### Provided information

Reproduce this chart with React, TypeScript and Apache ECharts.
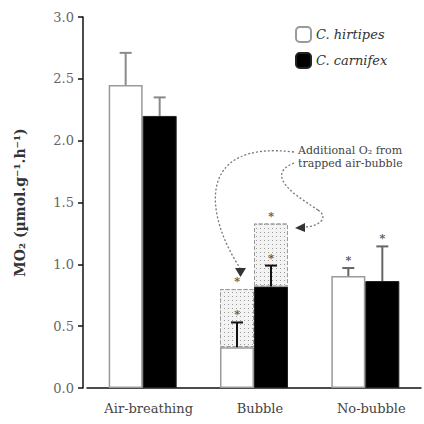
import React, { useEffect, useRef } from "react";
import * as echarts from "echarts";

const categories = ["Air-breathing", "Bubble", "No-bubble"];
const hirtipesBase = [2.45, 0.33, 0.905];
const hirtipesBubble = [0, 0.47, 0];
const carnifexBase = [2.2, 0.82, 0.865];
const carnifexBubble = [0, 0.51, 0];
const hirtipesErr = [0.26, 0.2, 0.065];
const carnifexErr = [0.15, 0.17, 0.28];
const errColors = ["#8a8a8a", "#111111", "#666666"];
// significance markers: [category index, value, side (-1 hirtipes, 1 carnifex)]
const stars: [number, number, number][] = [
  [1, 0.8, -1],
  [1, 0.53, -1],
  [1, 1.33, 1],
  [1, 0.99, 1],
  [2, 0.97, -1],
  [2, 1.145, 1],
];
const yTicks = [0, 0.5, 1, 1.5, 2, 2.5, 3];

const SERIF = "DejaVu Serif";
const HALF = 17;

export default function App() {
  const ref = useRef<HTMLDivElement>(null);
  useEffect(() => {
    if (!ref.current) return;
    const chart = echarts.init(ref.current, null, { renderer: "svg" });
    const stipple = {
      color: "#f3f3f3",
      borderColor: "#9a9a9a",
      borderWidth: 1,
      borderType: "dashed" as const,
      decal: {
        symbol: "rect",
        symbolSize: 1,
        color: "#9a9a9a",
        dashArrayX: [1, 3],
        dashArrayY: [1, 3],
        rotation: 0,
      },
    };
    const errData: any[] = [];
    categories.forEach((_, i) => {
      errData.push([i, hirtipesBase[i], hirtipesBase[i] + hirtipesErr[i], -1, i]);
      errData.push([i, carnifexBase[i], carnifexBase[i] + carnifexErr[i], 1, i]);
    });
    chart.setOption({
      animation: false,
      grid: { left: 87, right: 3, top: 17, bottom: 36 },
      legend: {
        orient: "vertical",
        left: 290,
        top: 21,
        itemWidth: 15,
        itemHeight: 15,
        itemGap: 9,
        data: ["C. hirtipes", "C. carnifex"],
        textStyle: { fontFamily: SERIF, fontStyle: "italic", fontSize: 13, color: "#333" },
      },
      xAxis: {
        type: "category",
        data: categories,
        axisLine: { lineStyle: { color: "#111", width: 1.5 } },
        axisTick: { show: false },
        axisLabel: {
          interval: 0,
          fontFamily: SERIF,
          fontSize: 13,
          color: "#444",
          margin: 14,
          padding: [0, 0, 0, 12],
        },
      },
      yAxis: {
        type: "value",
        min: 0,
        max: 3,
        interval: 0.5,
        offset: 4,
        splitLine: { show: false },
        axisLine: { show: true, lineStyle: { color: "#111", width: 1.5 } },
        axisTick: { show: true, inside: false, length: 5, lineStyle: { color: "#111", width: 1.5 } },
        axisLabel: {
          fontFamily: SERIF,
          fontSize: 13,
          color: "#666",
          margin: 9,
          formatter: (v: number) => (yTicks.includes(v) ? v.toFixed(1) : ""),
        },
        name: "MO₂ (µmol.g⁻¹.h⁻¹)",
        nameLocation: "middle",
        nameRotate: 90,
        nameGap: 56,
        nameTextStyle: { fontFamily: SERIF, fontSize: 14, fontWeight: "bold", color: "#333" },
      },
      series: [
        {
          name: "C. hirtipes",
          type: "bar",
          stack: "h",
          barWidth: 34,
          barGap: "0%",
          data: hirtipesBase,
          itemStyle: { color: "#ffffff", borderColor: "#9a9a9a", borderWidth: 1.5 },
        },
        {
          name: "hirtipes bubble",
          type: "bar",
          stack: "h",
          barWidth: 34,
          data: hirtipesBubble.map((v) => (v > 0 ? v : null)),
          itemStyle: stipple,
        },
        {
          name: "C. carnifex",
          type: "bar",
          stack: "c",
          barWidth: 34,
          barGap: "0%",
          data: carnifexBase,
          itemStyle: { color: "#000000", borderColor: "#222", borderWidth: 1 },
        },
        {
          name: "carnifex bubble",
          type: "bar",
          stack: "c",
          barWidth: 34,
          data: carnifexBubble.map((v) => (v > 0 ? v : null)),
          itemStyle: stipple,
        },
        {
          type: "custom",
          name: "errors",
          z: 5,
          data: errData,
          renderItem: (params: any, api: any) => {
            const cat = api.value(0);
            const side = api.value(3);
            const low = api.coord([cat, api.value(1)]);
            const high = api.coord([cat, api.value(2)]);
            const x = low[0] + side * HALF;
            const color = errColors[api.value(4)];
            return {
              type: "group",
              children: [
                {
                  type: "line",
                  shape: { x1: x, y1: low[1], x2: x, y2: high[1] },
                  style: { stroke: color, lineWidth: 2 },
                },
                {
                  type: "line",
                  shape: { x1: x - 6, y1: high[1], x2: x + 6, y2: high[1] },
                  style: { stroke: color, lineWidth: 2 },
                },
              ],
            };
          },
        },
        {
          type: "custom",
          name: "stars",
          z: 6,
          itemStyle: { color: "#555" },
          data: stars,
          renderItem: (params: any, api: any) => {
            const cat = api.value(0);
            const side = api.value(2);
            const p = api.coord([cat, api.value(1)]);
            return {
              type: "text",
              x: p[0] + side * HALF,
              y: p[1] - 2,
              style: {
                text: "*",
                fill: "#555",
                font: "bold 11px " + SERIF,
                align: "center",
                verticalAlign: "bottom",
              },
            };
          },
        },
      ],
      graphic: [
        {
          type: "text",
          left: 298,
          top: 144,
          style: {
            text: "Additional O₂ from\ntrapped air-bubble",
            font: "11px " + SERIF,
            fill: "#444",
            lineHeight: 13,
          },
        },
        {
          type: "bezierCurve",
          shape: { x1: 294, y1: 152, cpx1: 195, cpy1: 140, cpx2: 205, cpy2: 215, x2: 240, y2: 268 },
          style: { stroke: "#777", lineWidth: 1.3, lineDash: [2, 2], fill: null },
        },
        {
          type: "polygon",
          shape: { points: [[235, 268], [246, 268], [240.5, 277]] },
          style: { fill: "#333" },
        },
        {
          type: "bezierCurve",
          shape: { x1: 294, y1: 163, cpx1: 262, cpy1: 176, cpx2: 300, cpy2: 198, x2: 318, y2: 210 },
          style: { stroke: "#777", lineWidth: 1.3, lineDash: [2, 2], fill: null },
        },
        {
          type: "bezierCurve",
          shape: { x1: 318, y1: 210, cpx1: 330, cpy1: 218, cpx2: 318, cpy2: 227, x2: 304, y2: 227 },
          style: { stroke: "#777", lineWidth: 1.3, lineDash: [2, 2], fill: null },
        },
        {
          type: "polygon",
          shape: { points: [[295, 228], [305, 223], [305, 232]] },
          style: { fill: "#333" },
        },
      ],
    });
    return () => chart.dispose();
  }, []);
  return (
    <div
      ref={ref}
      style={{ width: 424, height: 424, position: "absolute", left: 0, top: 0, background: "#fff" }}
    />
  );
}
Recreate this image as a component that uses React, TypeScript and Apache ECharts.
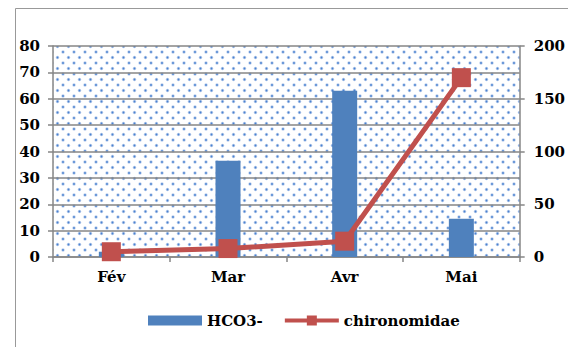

######

Directions: Leave the pictures out and reproduce each record exactly as written.

Solution for this task:
Reproduce this chart with React, TypeScript and Apache ECharts.
import React, { useEffect, useRef } from "react";
import * as echarts from "echarts";

const categories = ["Air-breathing", "Bubble", "No-bubble"];
const hirtipesBase = [2.45, 0.33, 0.905];
const hirtipesBubble = [0, 0.47, 0];
const carnifexBase = [2.2, 0.82, 0.865];
const carnifexBubble = [0, 0.51, 0];
const hirtipesErr = [0.26, 0.2, 0.065];
const carnifexErr = [0.15, 0.17, 0.28];
const errColors = ["#8a8a8a", "#111111", "#666666"];
// significance markers: [category index, value, side (-1 hirtipes, 1 carnifex)]
const stars: [number, number, number][] = [
  [1, 0.8, -1],
  [1, 0.53, -1],
  [1, 1.33, 1],
  [1, 0.99, 1],
  [2, 0.97, -1],
  [2, 1.145, 1],
];
const yTicks = [0, 0.5, 1, 1.5, 2, 2.5, 3];

const SERIF = "DejaVu Serif";
const HALF = 17;

export default function App() {
  const ref = useRef<HTMLDivElement>(null);
  useEffect(() => {
    if (!ref.current) return;
    const chart = echarts.init(ref.current, null, { renderer: "svg" });
    const stipple = {
      color: "#f3f3f3",
      borderColor: "#9a9a9a",
      borderWidth: 1,
      borderType: "dashed" as const,
      decal: {
        symbol: "rect",
        symbolSize: 1,
        color: "#9a9a9a",
        dashArrayX: [1, 3],
        dashArrayY: [1, 3],
        rotation: 0,
      },
    };
    const errData: any[] = [];
    categories.forEach((_, i) => {
      errData.push([i, hirtipesBase[i], hirtipesBase[i] + hirtipesErr[i], -1, i]);
      errData.push([i, carnifexBase[i], carnifexBase[i] + carnifexErr[i], 1, i]);
    });
    chart.setOption({
      animation: false,
      grid: { left: 87, right: 3, top: 17, bottom: 36 },
      legend: {
        orient: "vertical",
        left: 290,
        top: 21,
        itemWidth: 15,
        itemHeight: 15,
        itemGap: 9,
        data: ["C. hirtipes", "C. carnifex"],
        textStyle: { fontFamily: SERIF, fontStyle: "italic", fontSize: 13, color: "#333" },
      },
      xAxis: {
        type: "category",
        data: categories,
        axisLine: { lineStyle: { color: "#111", width: 1.5 } },
        axisTick: { show: false },
        axisLabel: {
          interval: 0,
          fontFamily: SERIF,
          fontSize: 13,
          color: "#444",
          margin: 14,
          padding: [0, 0, 0, 12],
        },
      },
      yAxis: {
        type: "value",
        min: 0,
        max: 3,
        interval: 0.5,
        offset: 4,
        splitLine: { show: false },
        axisLine: { show: true, lineStyle: { color: "#111", width: 1.5 } },
        axisTick: { show: true, inside: false, length: 5, lineStyle: { color: "#111", width: 1.5 } },
        axisLabel: {
          fontFamily: SERIF,
          fontSize: 13,
          color: "#666",
          margin: 9,
          formatter: (v: number) => (yTicks.includes(v) ? v.toFixed(1) : ""),
        },
        name: "MO₂ (µmol.g⁻¹.h⁻¹)",
        nameLocation: "middle",
        nameRotate: 90,
        nameGap: 56,
        nameTextStyle: { fontFamily: SERIF, fontSize: 14, fontWeight: "bold", color: "#333" },
      },
      series: [
        {
          name: "C. hirtipes",
          type: "bar",
          stack: "h",
          barWidth: 34,
          barGap: "0%",
          data: hirtipesBase,
          itemStyle: { color: "#ffffff", borderColor: "#9a9a9a", borderWidth: 1.5 },
        },
        {
          name: "hirtipes bubble",
          type: "bar",
          stack: "h",
          barWidth: 34,
          data: hirtipesBubble.map((v) => (v > 0 ? v : null)),
          itemStyle: stipple,
        },
        {
          name: "C. carnifex",
          type: "bar",
          stack: "c",
          barWidth: 34,
          barGap: "0%",
          data: carnifexBase,
          itemStyle: { color: "#000000", borderColor: "#222", borderWidth: 1 },
        },
        {
          name: "carnifex bubble",
          type: "bar",
          stack: "c",
          barWidth: 34,
          data: carnifexBubble.map((v) => (v > 0 ? v : null)),
          itemStyle: stipple,
        },
        {
          type: "custom",
          name: "errors",
          z: 5,
          data: errData,
          renderItem: (params: any, api: any) => {
            const cat = api.value(0);
            const side = api.value(3);
            const low = api.coord([cat, api.value(1)]);
            const high = api.coord([cat, api.value(2)]);
            const x = low[0] + side * HALF;
            const color = errColors[api.value(4)];
            return {
              type: "group",
              children: [
                {
                  type: "line",
                  shape: { x1: x, y1: low[1], x2: x, y2: high[1] },
                  style: { stroke: color, lineWidth: 2 },
                },
                {
                  type: "line",
                  shape: { x1: x - 6, y1: high[1], x2: x + 6, y2: high[1] },
                  style: { stroke: color, lineWidth: 2 },
                },
              ],
            };
          },
        },
        {
          type: "custom",
          name: "stars",
          z: 6,
          itemStyle: { color: "#555" },
          data: stars,
          renderItem: (params: any, api: any) => {
            const cat = api.value(0);
            const side = api.value(2);
            const p = api.coord([cat, api.value(1)]);
            return {
              type: "text",
              x: p[0] + side * HALF,
              y: p[1] - 2,
              style: {
                text: "*",
                fill: "#555",
                font: "bold 11px " + SERIF,
                align: "center",
                verticalAlign: "bottom",
              },
            };
          },
        },
      ],
      graphic: [
        {
          type: "text",
          left: 298,
          top: 144,
          style: {
            text: "Additional O₂ from\ntrapped air-bubble",
            font: "11px " + SERIF,
            fill: "#444",
            lineHeight: 13,
          },
        },
        {
          type: "bezierCurve",
          shape: { x1: 294, y1: 152, cpx1: 195, cpy1: 140, cpx2: 205, cpy2: 215, x2: 240, y2: 268 },
          style: { stroke: "#777", lineWidth: 1.3, lineDash: [2, 2], fill: null },
        },
        {
          type: "polygon",
          shape: { points: [[235, 268], [246, 268], [240.5, 277]] },
          style: { fill: "#333" },
        },
        {
          type: "bezierCurve",
          shape: { x1: 294, y1: 163, cpx1: 262, cpy1: 176, cpx2: 300, cpy2: 198, x2: 318, y2: 210 },
          style: { stroke: "#777", lineWidth: 1.3, lineDash: [2, 2], fill: null },
        },
        {
          type: "bezierCurve",
          shape: { x1: 318, y1: 210, cpx1: 330, cpy1: 218, cpx2: 318, cpy2: 227, x2: 304, y2: 227 },
          style: { stroke: "#777", lineWidth: 1.3, lineDash: [2, 2], fill: null },
        },
        {
          type: "polygon",
          shape: { points: [[295, 228], [305, 223], [305, 232]] },
          style: { fill: "#333" },
        },
      ],
    });
    return () => chart.dispose();
  }, []);
  return (
    <div
      ref={ref}
      style={{ width: 424, height: 424, position: "absolute", left: 0, top: 0, background: "#fff" }}
    />
  );
}
Recreate this image as a component that uses React, TypeScript and Apache ECharts.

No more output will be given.